André Magnin est galeriste et marchand, spécialisé dans l'art africain contemporain. Il est l'un des principaux artisans et bénéficiaires du succès critique et économique international de Seyni Awa Camara. Il admire sa puissance artistique. Pourtant, il considère lui-même ces récits avec distance. "Elle aurait reçu une formation dans la forêt, elle aurait été nourrie par des singes… Ça paraît, enfin… " Et de poursuivre: "Elle raconte beaucoup de choses, personne ne sait si c'est vrai".
Il n'en a pas moins demandé à la sculptrice Louise Bourgeois, rien moins, d'écrire un texte sur les oeuvres de Seyni Awa Camara. Un texte qui dès le titre, annonce malgré tout la couleur: "Magie noire". Quoi qu'on en dise, l'animisme, les esprits, la fertilité, la maternité et la forêt semblent constituer les tags idéaux pour faire connaître et vendre une artiste subsaharienne, notamment dans la France des années 1980 et 1990: on y apprécie jusque dans la chanson de variété une telle image du continent naguère colonisé.
Quoi qu'il en soit, c'est à André à Magnin que l'œuvre de Seyni Awa Camara doit sa fortune dans le monde de l'art en Occident. La presse a pu l'appeler "faiseur de rois". Et d'une reine.
Son récit de la rencontre avec l'artiste ressemble beaucoup à celui de Michèle Odeyé-Finzi. Mais en marchand, il lui demande si elle pourrait fabriquer des pièces plus grandes. Ce qu'elle fera. En 1989 a lieu à Paris, entre Beaubourg et la Grande Halle de la Villette, une exposition capitale: "Les magiciens de la terre". On y expose des artistes du monde entier et de différentes traditions. Mais on aspire à ne pas y voir de l'art ethnique. C'est de l'art tout court. C'est en soi une nouveauté. André Magnin y fait exposer des pièces de Seyni Awa Camara.

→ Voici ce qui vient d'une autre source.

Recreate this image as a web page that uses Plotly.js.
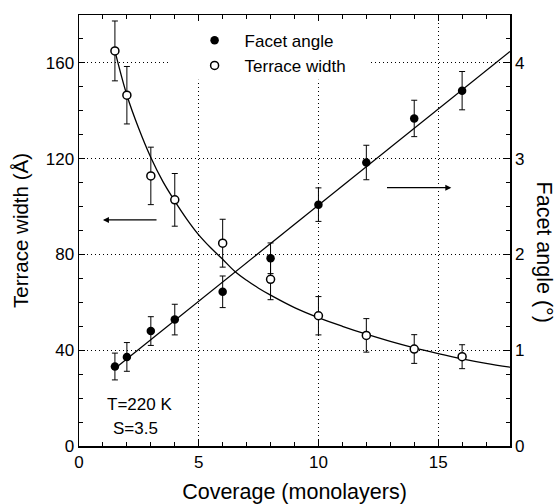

On peut les admirer à côté des oeuvres de Louise Bourgeois, qui est déjà à ce moment-là une star de l'art contemporain.
En 2001, une pièce de Seyni Awa Camara est exposée à la Biennale de Venise. "Ça a pris du temps pour que les gens s'y intéressent, commente André Magnin. Mais depuis quelques années, je ne sais pas ce qui se passe, tout le monde la cherche. Enfin, tout le monde, on s'entend!"
En surfant sur Internet et sur les sites de ventes aux enchères, on s'aperçoit facilement qu'il existe aujourd'hui un marché important de ses œuvres. Elles sont toujours vendues par André Magnin. Les grandes pièces somptueuses peuvent se vendre autour de 30'000 euros, explique le marchand. Mais il n'est pas le seul sur ce marché: on les trouve chez d'autres prestigieuses galeries, comme Baronian (Bruxelles), ou Nino Mier (Los Angeles, New York, Marfa, Bruxelles).
A Dakar également, le marchand Pape Samba en présente plusieurs dizaines dans sa galerie. Et lui non plus ne comprend pas comment fonctionne le marché des œuvres de Seyni, à qui il rend régulièrement visite pour aller chercher des pièces: elle devrait vivre dans l'opulence. Cela n'est pas le cas. Pourquoi? "C’est la question que tout le monde se pose", s'exclame Pape Samba.